Ring Warming: This one is my personal favorite because it involves all your guests and instead of a separate keepsake, you just use your wedding rings. During the ceremony, the rings are passed among the guests. As each guest holds them, they make a wish for your happiness. You then exchange the rings as usual, but they've been infused with each guest’s well wishes.
Red Thread: The Red Thread of Fate, also referred to as the Red Thread of Marriage, is commonly thought of as an invisible red cord around the finger of those that are destined to meet one another as they are "their true love".
"This red string of fate binds us, through all eternity, we once were to blinded by heartbreak, to hurt to see. We lived our lives separate, always feeling incomplete, to ignorant to notice this invisible red thread at our feet. No matter the distance it can become tangled, yet never broken, the moment we met it was as if destiny had spoken. The red string of fate can stretch throughout the world, yet will always lead us to each other, forbidding us to successfully love another. We are forever connected, by this string tied around your ankle and mine, binding our hearts together since the beginning of time. It led me to you, now we have found our way, in my heart and soul forever is where you will stay. When this life ends and we begin anew, I have no doubt that this red string of fate will again lead me to you."

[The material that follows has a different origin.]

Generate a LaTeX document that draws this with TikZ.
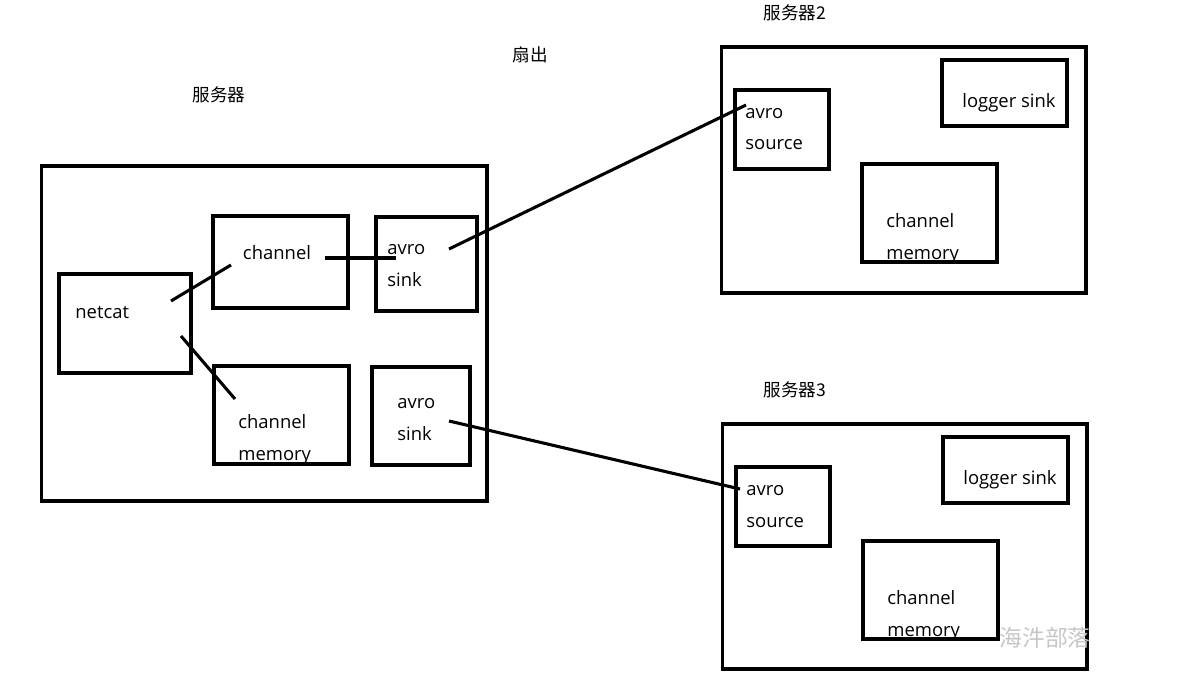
\documentclass[tikz,border=0pt]{standalone}
\usepackage{fontspec}
\setmainfont{Open Sans}
\newfontfamily\cjk{Noto Sans CJK SC}
\usetikzlibrary{positioning}

\tikzset{
  box/.style={draw, line width=1.75pt, inner sep=0pt},
  wire/.style={line width=1.75pt},
  txt/.style={inner sep=0pt, font=\fontsize{10.5}{18}\selectfont, align=left},
  title/.style={inner sep=0pt, font=\cjk\fontsize{10}{12}\selectfont}
}

\begin{document}
\begin{tikzpicture}[x=0.02cm, y=-0.02cm]
  \useasboundingbox (0,0) rectangle (1192,686);
  % Titres
  \node[title] (t1) at (219,95) {服务器};
  \node[title] (tfan) at (530,55) {扇出};
  \node[title] (t2) at (795,13) {服务器2};
  \node[title] (t3) at (795,390) {服务器3};
  % Serveur 1
  \node[box, minimum width=8.92cm, minimum height=6.7cm] (srv1) at (264,333.5) {};
  \node[box, minimum width=2.64cm, minimum height=1.98cm] (netcat) at (125,323.5) {};
  \node[txt, anchor=west] (netcatT) at (75,313) {netcat};
  \node[box, minimum width=2.7cm, minimum height=1.84cm] (chan) at (280.5,262) {};
  \node[txt] (chanT) at (277,253) {channel};
  \node[box, minimum width=2.02cm, minimum height=1.88cm] (sinkA) at (426.5,264) {};
  \node[txt, anchor=west] (sinkAT) at (387,265.5) {avro\\sink};
  \node[box, minimum width=2.7cm, minimum height=1.96cm] (chmem) at (281.5,415) {};
  \node[txt, anchor=west] (chmemT) at (238,440) {channel\\memory};
  \node[box, minimum width=1.96cm, minimum height=1.96cm] (sinkB) at (421,416) {};
  \node[txt, anchor=west] (sinkBT) at (397,419.5) {avro\\sink};
  % Serveur 2
  \node[box, minimum width=7.3cm, minimum height=4.92cm] (srv2) at (903.5,170) {};
  \node[box, minimum width=1.88cm, minimum height=1.58cm] (srcA) at (782,129.5) {};
  \node[txt, anchor=west] (srcAT) at (745,129) {avro\\source};
  \node[box, minimum width=2.5cm, minimum height=1.32cm] (logA) at (1004.5,93) {};
  \node[txt] (logAT) at (1009,103) {logger sink};
  \node[box, minimum width=2.7cm, minimum height=1.96cm] (memA) at (929.5,213) {};
  \node[txt, anchor=west] (memAT) at (886,238.5) {channel\\memory};
  % Serveur 3
  \node[box, minimum width=7.3cm, minimum height=4.9cm] (srv3) at (904.5,546.5) {};
  \node[box, minimum width=1.88cm, minimum height=1.58cm] (srcB) at (783,506.5) {};
  \node[txt, anchor=west] (srcBT) at (746,506.5) {avro\\source};
  \node[box, minimum width=2.5cm, minimum height=1.32cm] (logB) at (1005.5,470) {};
  \node[txt] (logBT) at (1010,480) {logger sink};
  \node[box, minimum width=2.7cm, minimum height=1.96cm] (memB) at (930.5,590) {};
  \node[txt, anchor=west] (memBT) at (887,615.5) {channel\\memory};
  % Liaisons
  \coordinate (nc1) at (171,301);
  \coordinate (ch1) at (231,265);
  \coordinate (nc2) at (181,336);
  \coordinate (cm1) at (235,399);
  \coordinate (ch2) at (325,258);
  \coordinate (sa1) at (396,258);
  \coordinate (sa2) at (449,249);
  \coordinate (ra1) at (746,105);
  \coordinate (sb1) at (449,421);
  \coordinate (rb1) at (740,489);
  \draw[wire] (nc1) -- (ch1);
  \draw[wire] (nc2) -- (cm1);
  \draw[wire] (ch2) -- (sa1);
  \draw[wire] (sa2) -- (ra1);
  \draw[wire] (sb1) -- (rb1);
  % Filigrane
  \node[title, font=\cjk\fontsize{13}{15}\selectfont, text=gray!45] (wm) at (1045,638) {海汼部落};
\end{tikzpicture}
\end{document}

Traditionally a red thread a tied to the two lovers during the ceremony, the Couple have chosen to incorporate their version of the red thread by stitching one another’s initials into their attire with red thread.
Origins of the Wedding Cake
Wedding cakes have their roots in Ancient Rome, when marriage ceremonies ended with a scone-like wheat or barley cake broken over the bride’s head for luck and fertility. The new husband and wife would eat a few crumbs together as one of their first unified acts as a married couple. Not quite the mouthful of frosting you’d get today, but close enough. Once the newlyweds had their share, wedding guests would scoop up the leftover crumbs for good luck.
By the medieval days, the English stopped with the plain ol’ wheat cake and starting stacking spiced buns, scones, and cookies as high as possible—a precursor to the tiered cakes of today—and the bride and groom would try to kiss over it. Legend said if they smooched successfully without letting the whole thing topple over, they’d have good fortune.
-reference material from www.rd.com
Traditional Wedding Cake Alternatives
King Cakes (in season only)
Freshly made beignets served with coffee
A cookie tower or multi-tier cookie cake (it’s all about the cream filling between layers)
Pies (each of your favorite pie flavors displayed on different cake stands), also see Cheesecake
Bundt Cake and mini bundts for guests
Are you a lover of Rice Krispie treats? Turn them into your wedding dessert, make a multi-tier treat because you know cutting into that, the sound is irresistible!
Donut stacks surrounded by a beautiful display of donut holes, or whatever your favorite donuts might be; crullers anyone?
As the wedding industry changes with time, so do the traditions and practices that couples are finding meaning in for their union from dating to married. As I tell my couples all the time, your love story is unlike anyone else’s, so why would you want your wedding to look like someone else’s wedding? Take the time to really consider what makes your love story beautiful? What is it about the two of you that bonds you and makes you stronger?